Averaging in means scaling into a position as price moves against you. Many traders call this buying the dip or adding on red days.

Risk controls for averaging into weakness

This can work in strong trends or long‑term investments, but it is also how many accounts fail. The danger comes when a trader keeps adding without a fixed stop or maximum loss and keeps hoping for a bounce that never comes.

If you choose to average in, define in advance how many adds you allow, how far apart they are, and where the final stop sits. Once that stop is hit, the plan is over, even if the asset looks cheap or social media is excited.

Common Mistakes When Learning How to Scale Into a Position

Many traders like the idea of scaling in but lose money because they break a few simple rules. Knowing the common mistakes helps you avoid them and stay disciplined.

Errors that turn scaling into a problem

The most frequent errors include adding size without a clear stop, moving the stop further away to save the trade, making each new entry larger than the last to chase losses, and changing the plan mid‑trade because of fear or greed. Another mistake is scaling in on every small dip, so the full position fills too fast with a poor average price.

Treat these errors as warnings. If you catch yourself doing any of them, pause new entries, step back from the screen, and review your written plan before you place another order.

Turning Your Scaling Plan Into a Repeatable Playbook

To make scaling in useful long term, write your method down and treat it like a playbook. Use the same rules for each trade type, then review results and refine them.

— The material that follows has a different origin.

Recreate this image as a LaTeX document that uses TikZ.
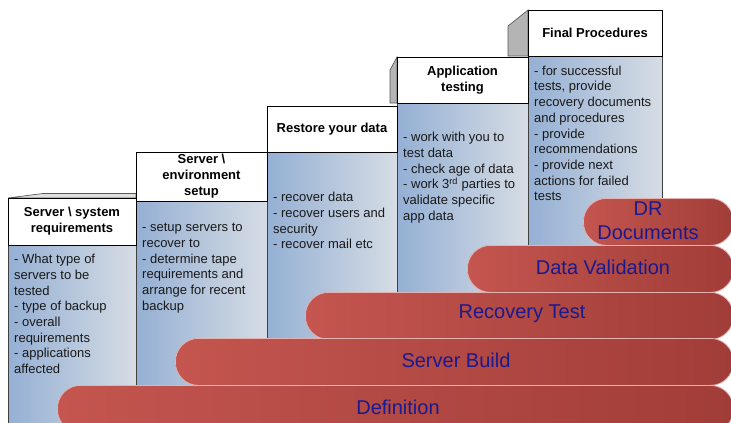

From one‑off trade to consistent method

Start small. Use tiny size while you test how you scale into a position and how your emotions react. Track your entries, exits, and average prices in a journal so you can see what worked and what did not in real trades.

Over time, you will learn which style fits you best: price‑based scaling, time‑based scaling, pyramiding winners, or a mix. The goal is simple and practical: build positions in a controlled way, protect your account, and give good ideas room to work without risking everything on a single entry.